Earnings Overview#

Bumrungrad Hospital Public Company Limited has released its earnings report for the first quarter of 2026, showing a slight improvement in both earnings per share (EPS) and revenue. The hospital achieved an EPS of $2.06, surpassing the expected $2.04, while revenue reached $6.2 billion, exceeding the forecast of $5.98 billion.
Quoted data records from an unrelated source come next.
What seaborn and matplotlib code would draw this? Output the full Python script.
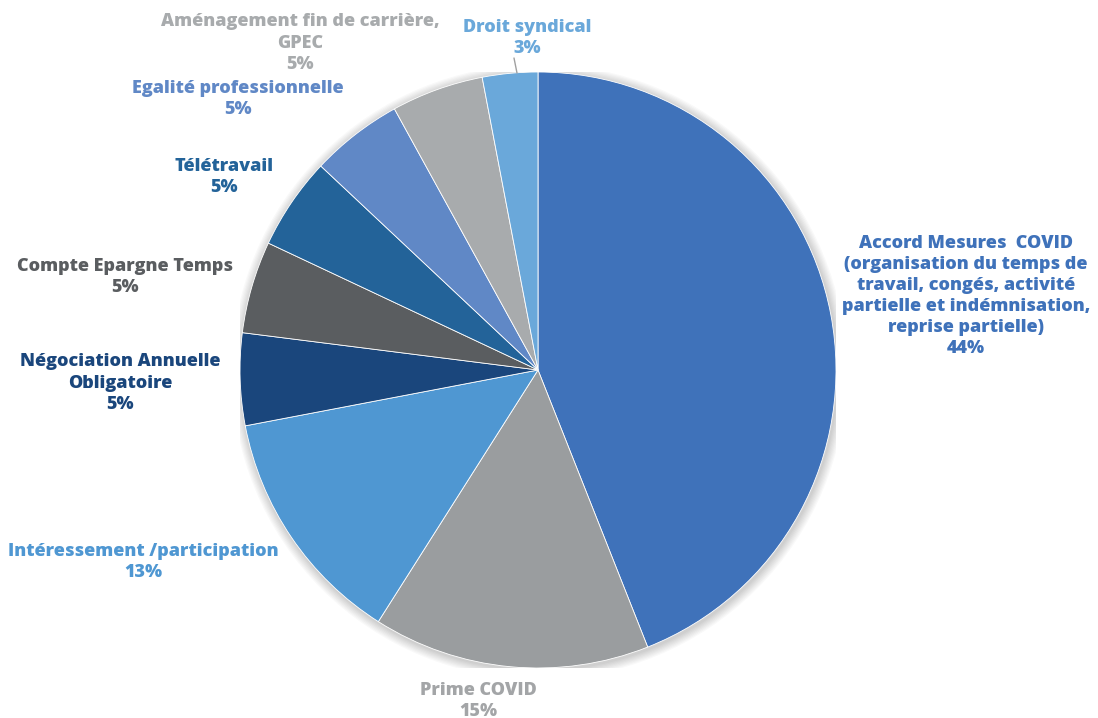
import matplotlib
matplotlib.use("Agg")
import matplotlib.pyplot as plt
import seaborn as sns
from matplotlib.patches import Circle

sns.set_theme(style="white")
plt.rcParams["font.family"] = ["Open Sans", "DejaVu Sans"]

categories = [
    "Accord Mesures  COVID\n(organisation du temps de\ntravail, congés, activité\npartielle et indémnisation,\nreprise partielle)",
    "Prime COVID",
    "Intéressement /participation",
    "Négociation Annuelle\nObligatoire",
    "Compte Epargne Temps",
    "Télétravail",
    "Egalité professionnelle",
    "Aménagement fin de carrière,\nGPEC",
    "Droit syndical",
]
shares = [44, 15, 13, 5, 5, 5, 5, 5, 3]
slice_colors = ["#3f72ba", "#9a9d9f", "#4f97d2", "#1a467c", "#5a5d60",
                "#236399", "#6088c6", "#a8abad", "#6aa8da"]
label_colors = ["#3f72ba", "#a3a5a7", "#4f97d2", "#1a467c", "#5a5d60",
                "#236399", "#6088c6", "#a8abad", "#6aa8da"]

# label anchor points in figure pixels (x from left, y from top)
label_pos = [(966, 296), (478, 701), (143, 562), (120, 383), (125, 277),
             (224, 177), (238, 99), (300, 43), (527, 38)]

W, H = 1098, 718
fig = plt.figure(figsize=(W / 100, H / 100), dpi=100)
fig.patch.set_facecolor("white")

cx, cy, r = 538, 370, 298
ax = fig.add_axes([(cx - r) / W, (H - cy - r) / H, 2 * r / W, 2 * r / H])
ax.set_aspect("equal")
ax.axis("off")

# soft drop shadow around the pie
for i in range(8):
    ax.add_patch(Circle((0.004, -0.006), 1.0 + 0.004 * (i + 1),
                        color="#000000", alpha=0.025, lw=0, zorder=0))

ax.pie(shares, colors=slice_colors, startangle=90, counterclock=False,
       radius=1.0, wedgeprops=dict(linewidth=0.6, edgecolor="white"),
       frame=False)
ax.set_xlim(-1, 1)
ax.set_ylim(-1, 1)

for name, val, col, (px, py) in zip(categories, shares, label_colors, label_pos):
    fig.text(px / W, 1 - py / H, f"{name}\n{val}%", ha="center", va="center",
             color=col, fontsize=13, fontweight=800, linespacing=1.32)

# leader line for the small slice
fig.add_artist(plt.Line2D([517 / W, 514 / W], [1 - 73 / H, 1 - 58 / H],
                          color="#a0a0a0", lw=1.0))

fig.savefig("out.png", dpi=100, facecolor="white")
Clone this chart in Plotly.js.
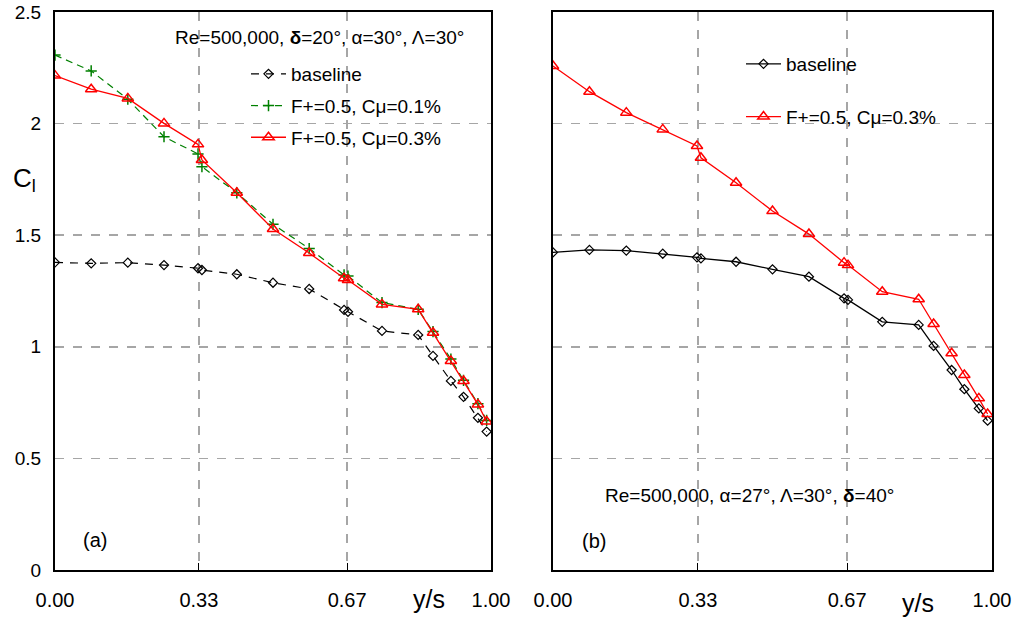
<!DOCTYPE html>
<html>
<head>
<meta charset="utf-8">
<script src="https://cdn.plot.ly/plotly-3.0.1.min.js"></script>
<style>html,body{margin:0;padding:0;background:#fff;}#chart{width:1014px;height:619px;}</style>
</head>
<body>
<div id="chart"></div>
<script>
// Spanwise stations y/s (same for every series)
const spanStations = [0, 0.083, 0.167, 0.25, 0.328, 0.337, 0.417, 0.5, 0.583, 0.663, 0.672, 0.75, 0.833, 0.867, 0.908, 0.937, 0.97, 0.99];

// Panel (a): delta = 20 deg
const clBaselineA = [1.378, 1.374, 1.377, 1.366, 1.352, 1.344, 1.325, 1.287, 1.259, 1.165, 1.157, 1.071, 1.053, 0.959, 0.847, 0.776, 0.682, 0.620];
const clCmu01A    = [2.307, 2.236, 2.109, 1.941, 1.864, 1.807, 1.690, 1.549, 1.440, 1.322, 1.317, 1.198, 1.168, 1.068, 0.945, 0.850, 0.745, 0.670];
const clCmu03A    = [2.215, 2.154, 2.113, 2.001, 1.907, 1.837, 1.690, 1.528, 1.420, 1.307, 1.299, 1.190, 1.168, 1.063, 0.936, 0.847, 0.742, 0.665];

// Panel (b): delta = 40 deg
const clBaselineB = [1.423, 1.434, 1.431, 1.417, 1.401, 1.396, 1.381, 1.347, 1.314, 1.217, 1.210, 1.112, 1.098, 1.004, 0.896, 0.810, 0.724, 0.669];
const clCmu03B    = [2.258, 2.143, 2.049, 1.974, 1.900, 1.847, 1.735, 1.608, 1.505, 1.377, 1.366, 1.247, 1.213, 1.102, 0.971, 0.874, 0.769, 0.699];

const seriesNames = ['baseline', 'F+=0.5, Cμ=0.1%', 'F+=0.5, Cμ=0.3%'];
const xTickVals = [0, 0.33, 0.67, 1];
const xTickText = ['0.00', '0.33', '0.67', '1.00'];
const yTickVals = [0, 0.5, 1, 1.5, 2, 2.5];
const yTickText = ['0', '0.5', '1', '1.5', '2', '2.5'];

const FONT = 'Liberation Sans, Arial, Helvetica, sans-serif';
const RED = '#ff0000', GREEN = '#008000', BLACK = '#000000';

const traces = [
  {x: spanStations, y: clBaselineA, name: seriesNames[0], xaxis: 'x', yaxis: 'y', legend: 'legend', legendgroup: 'a1',
   mode: 'lines+markers', line: {color: BLACK, width: 1.2, dash: '8px,7px'},
   marker: {symbol: 'diamond-open', size: 7, color: BLACK, line: {width: 1.2}}},
  {x: spanStations, y: clCmu01A, name: seriesNames[1], xaxis: 'x', yaxis: 'y', legend: 'legend', legendgroup: 'a2',
   mode: 'lines+markers', line: {color: GREEN, width: 1.2, dash: '7px,5px'},
   marker: {symbol: 'cross-thin-open', size: 8, color: GREEN, line: {width: 1.5, color: GREEN}}},
  {x: spanStations, y: clCmu03A, name: seriesNames[2], xaxis: 'x', yaxis: 'y', legend: 'legend', legendgroup: 'a3',
   mode: 'lines+markers', line: {color: RED, width: 1.3},
   marker: {symbol: 'triangle-up-open', size: 10, color: RED, line: {width: 1.5}}},
  {x: spanStations, y: clBaselineB, name: seriesNames[0], xaxis: 'x2', yaxis: 'y2', legend: 'legend2', legendgroup: 'b1',
   mode: 'lines+markers', line: {color: BLACK, width: 1.3},
   marker: {symbol: 'diamond-open', size: 7, color: BLACK, line: {width: 1.2}}},
  {x: spanStations, y: clCmu03B, name: seriesNames[2], xaxis: 'x2', yaxis: 'y2', legend: 'legend2', legendgroup: 'b2',
   mode: 'lines+markers', line: {color: RED, width: 1.3},
   marker: {symbol: 'triangle-up-open', size: 10, color: RED, line: {width: 1.5}}}
];

const W = 1014, H = 619;
const yDom = [(H - 570) / H, (H - 12) / H];

function xAxisCfg(dom, anchor) {
  return {
    domain: dom, anchor: anchor, range: [0, 1], tickvals: xTickVals, ticktext: xTickText,
    ticks: 'inside', ticklen: 7, tickcolor: BLACK, tickwidth: 1,
    showline: true, linecolor: BLACK, linewidth: 2, mirror: true,
    showgrid: true, gridcolor: '#a6a6a6', griddash: 'dash', gridwidth: 1.5,
    zeroline: false, tickfont: {family: FONT, size: 20, color: BLACK}, ticklabelstandoff: 11
  };
}
function yAxisCfg(anchor, labels) {
  return {
    domain: yDom, anchor: anchor, range: [0, 2.5], tickvals: yTickVals, ticktext: yTickText,
    showticklabels: labels, ticks: '',
    showline: true, linecolor: BLACK, linewidth: 2, mirror: true,
    showgrid: true, gridcolor: '#a6a6a6', griddash: 'dash', gridwidth: 1.5,
    zeroline: false, tickfont: {family: FONT, size: 19, color: BLACK}, ticklabelstandoff: 8
  };
}

function ann(text, px, py, size) {
  return {text: text, xref: 'paper', yref: 'paper', x: px / W, y: 1 - py / H,
          xanchor: 'center', yanchor: 'middle', showarrow: false,
          font: {family: FONT, size: size, color: BLACK}};
}

const layout = {
  width: W, height: H,
  margin: {l: 0, r: 0, t: 0, b: 0},
  paper_bgcolor: '#fff', plot_bgcolor: '#fff',
  font: {family: FONT, color: BLACK},
  showlegend: true,
  xaxis: xAxisCfg([55 / W, 491 / W], 'y'),
  yaxis: yAxisCfg('x', true),
  xaxis2: xAxisCfg([553 / W, 992 / W], 'y2'),
  yaxis2: yAxisCfg('x2', false),
  legend: {x: 246 / W, y: 1 - 55 / H, xanchor: 'left', yanchor: 'top', bgcolor: 'rgba(0,0,0,0)',
           font: {family: FONT, size: 19, color: BLACK}, tracegroupgap: 4, itemwidth: 35},
  legend2: {x: 741 / W, y: 1 - 45 / H, xanchor: 'left', yanchor: 'top', bgcolor: 'rgba(0,0,0,0)',
            font: {family: FONT, size: 19, color: BLACK}, tracegroupgap: 25, itemwidth: 35},
  annotations: [
    ann('Re=500,000, <b>δ</b>=20°, α=30°, Λ=30°', 319, 38, 19),
    ann('Re=500,000, α=27°, Λ=30°, <b>δ</b>=40°', 749, 495, 19),
    ann('C<sub>l</sub>', 24, 180, 26),
    ann('y/s', 429, 599, 25),
    ann('y/s', 918, 603, 25),
    ann('(a)', 95, 540, 20),
    ann('(b)', 594, 541, 20)
  ]
};

Plotly.newPlot('chart', traces, layout, {displayModeBar: false, staticPlot: true});
</script>
</body>
</html>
However, despite these positive results, the stock price fell by 2.86% in pre-market trading, closing at $170, down from $175.

Key Highlights#

  • Earnings Per Share (EPS): $2.06, slightly above the forecast.
  • Revenue: $6.2 billion, up 1.4% year-over-year.
  • EBITDA: Increased by 5% year-over-year, indicating strong operational performance.
  • Non-Thai Patient Revenue: Grew by 4.2% year-over-year, contributing significantly to overall revenue.
  • Thai Patient Revenue: Declined by 3.6%, raising concerns among investors.

Company Performance#

Bumrungrad Hospital has shown solid earnings growth, with an EBITDA margin of around 40%. The company’s current ratio stands at 2.43, indicating strong liquidity to meet short-term obligations. The growth in revenue was primarily driven by an increase in non-Thai patient revenue, while the decline in Thai patient revenue is a point of concern. The hospital's balance sheet is strong, with more cash than debt, positioning it well for future expansion.

Market Reaction#

Despite beating earnings expectations, Bumrungrad’s stock price dropped by 2.86%. This decline may be attributed to investor worries over the decrease in Thai patient revenue and an increase in accounts receivable days, which rose to 71.7 days. Analysts suggest that the stock might be overvalued compared to its fair value estimate, contributing to the post-earnings selloff.

Future Outlook#

Looking ahead, Bumrungrad has not announced any further price increases for 2026, following a 4% hike at the start of the year to manage wage and cost inflation. The company is focused on expanding its services, including the development of the Bumrungrad Outpatient Oncology Institute and enhancing robotic surgeries. Executives emphasized the growth in non-Thai patient revenue and ongoing cost-saving measures.